======== DATA EXCERPT ========
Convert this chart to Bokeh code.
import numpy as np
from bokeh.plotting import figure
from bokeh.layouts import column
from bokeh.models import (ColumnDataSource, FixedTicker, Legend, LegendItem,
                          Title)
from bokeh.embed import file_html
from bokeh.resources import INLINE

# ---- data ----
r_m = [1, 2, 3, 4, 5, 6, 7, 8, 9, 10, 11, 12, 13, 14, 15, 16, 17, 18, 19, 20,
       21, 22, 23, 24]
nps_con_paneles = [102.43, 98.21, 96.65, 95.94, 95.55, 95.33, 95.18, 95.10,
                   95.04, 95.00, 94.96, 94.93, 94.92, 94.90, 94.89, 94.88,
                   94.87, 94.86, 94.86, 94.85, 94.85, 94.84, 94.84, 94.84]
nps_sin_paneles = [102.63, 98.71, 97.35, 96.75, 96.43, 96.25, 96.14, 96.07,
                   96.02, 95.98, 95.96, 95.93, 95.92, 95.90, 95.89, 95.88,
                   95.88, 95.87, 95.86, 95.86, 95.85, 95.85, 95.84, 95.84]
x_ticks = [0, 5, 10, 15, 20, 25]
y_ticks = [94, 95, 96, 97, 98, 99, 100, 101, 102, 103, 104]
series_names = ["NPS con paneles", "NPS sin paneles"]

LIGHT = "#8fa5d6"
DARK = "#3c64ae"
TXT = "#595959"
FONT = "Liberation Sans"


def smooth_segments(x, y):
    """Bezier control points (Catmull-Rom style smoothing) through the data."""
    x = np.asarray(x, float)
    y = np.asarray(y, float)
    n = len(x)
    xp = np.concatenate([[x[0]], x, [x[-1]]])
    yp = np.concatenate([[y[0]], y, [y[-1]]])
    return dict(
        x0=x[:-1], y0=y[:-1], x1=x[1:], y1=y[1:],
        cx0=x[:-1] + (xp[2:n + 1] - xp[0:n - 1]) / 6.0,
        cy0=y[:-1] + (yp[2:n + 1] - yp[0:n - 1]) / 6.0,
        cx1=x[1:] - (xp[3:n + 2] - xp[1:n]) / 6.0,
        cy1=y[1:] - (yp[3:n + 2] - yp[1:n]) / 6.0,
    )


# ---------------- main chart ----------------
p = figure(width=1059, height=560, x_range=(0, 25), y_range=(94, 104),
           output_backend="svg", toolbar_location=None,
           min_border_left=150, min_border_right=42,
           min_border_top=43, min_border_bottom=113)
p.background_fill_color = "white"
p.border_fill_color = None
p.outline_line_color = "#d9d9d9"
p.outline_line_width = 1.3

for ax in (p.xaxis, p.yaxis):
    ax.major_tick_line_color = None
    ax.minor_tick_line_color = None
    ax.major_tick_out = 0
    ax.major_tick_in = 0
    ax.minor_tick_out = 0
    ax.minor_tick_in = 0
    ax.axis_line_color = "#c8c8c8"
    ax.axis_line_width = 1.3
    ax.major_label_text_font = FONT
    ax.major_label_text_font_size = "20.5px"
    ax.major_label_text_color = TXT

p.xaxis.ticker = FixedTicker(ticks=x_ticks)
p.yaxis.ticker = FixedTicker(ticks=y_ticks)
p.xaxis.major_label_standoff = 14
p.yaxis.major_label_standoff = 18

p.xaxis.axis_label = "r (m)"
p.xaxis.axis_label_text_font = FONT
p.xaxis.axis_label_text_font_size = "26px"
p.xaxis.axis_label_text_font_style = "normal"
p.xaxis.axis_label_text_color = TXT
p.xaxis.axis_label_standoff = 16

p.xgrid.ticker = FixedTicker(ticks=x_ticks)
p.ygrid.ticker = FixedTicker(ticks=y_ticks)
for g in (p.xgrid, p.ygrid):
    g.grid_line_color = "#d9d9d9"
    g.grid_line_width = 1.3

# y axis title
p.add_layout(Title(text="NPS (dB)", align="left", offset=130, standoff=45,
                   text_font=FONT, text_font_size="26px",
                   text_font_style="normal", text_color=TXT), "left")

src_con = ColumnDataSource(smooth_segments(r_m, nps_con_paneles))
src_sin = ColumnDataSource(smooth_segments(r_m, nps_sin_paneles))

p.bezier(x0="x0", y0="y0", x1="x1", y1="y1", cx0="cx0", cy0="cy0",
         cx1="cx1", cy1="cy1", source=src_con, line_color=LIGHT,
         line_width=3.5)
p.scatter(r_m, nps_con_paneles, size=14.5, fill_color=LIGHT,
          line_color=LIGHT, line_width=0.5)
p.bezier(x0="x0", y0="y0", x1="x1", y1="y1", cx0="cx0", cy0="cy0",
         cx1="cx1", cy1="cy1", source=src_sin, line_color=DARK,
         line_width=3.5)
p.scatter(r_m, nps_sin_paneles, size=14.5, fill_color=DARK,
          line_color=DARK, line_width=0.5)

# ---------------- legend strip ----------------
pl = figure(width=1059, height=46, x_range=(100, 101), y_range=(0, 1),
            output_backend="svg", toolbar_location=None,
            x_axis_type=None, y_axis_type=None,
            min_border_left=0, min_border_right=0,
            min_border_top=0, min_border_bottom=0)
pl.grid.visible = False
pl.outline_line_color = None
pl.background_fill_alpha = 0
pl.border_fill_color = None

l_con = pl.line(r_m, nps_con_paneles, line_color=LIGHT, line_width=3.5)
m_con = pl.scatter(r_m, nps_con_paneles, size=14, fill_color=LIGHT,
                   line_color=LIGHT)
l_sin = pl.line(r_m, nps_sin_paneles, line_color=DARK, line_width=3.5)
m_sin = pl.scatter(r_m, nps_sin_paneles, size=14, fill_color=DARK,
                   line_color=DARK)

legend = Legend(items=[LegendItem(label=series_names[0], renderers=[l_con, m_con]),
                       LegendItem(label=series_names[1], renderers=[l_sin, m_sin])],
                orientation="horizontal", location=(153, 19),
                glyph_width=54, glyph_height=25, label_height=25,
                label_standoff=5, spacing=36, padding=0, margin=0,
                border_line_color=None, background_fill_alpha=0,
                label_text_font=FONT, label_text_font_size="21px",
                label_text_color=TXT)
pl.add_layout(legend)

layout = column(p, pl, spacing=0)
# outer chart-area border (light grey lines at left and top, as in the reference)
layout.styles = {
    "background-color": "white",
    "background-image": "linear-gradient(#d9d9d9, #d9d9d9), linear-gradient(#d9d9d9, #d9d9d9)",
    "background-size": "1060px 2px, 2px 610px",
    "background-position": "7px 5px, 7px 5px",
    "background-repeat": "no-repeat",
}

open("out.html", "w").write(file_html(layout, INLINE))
========
**REQUIRED WORK**:
Return nothing but the lines from the first line of the listing through the line with "from bokeh.resources import INLINE", please, keeping every one of them unchanged.

**EXERCISE ANSWER**:
Convert this chart to Bokeh code.
import numpy as np
from bokeh.plotting import figure
from bokeh.layouts import column
from bokeh.models import (ColumnDataSource, FixedTicker, Legend, LegendItem,
                          Title)
from bokeh.embed import file_html
from bokeh.resources import INLINE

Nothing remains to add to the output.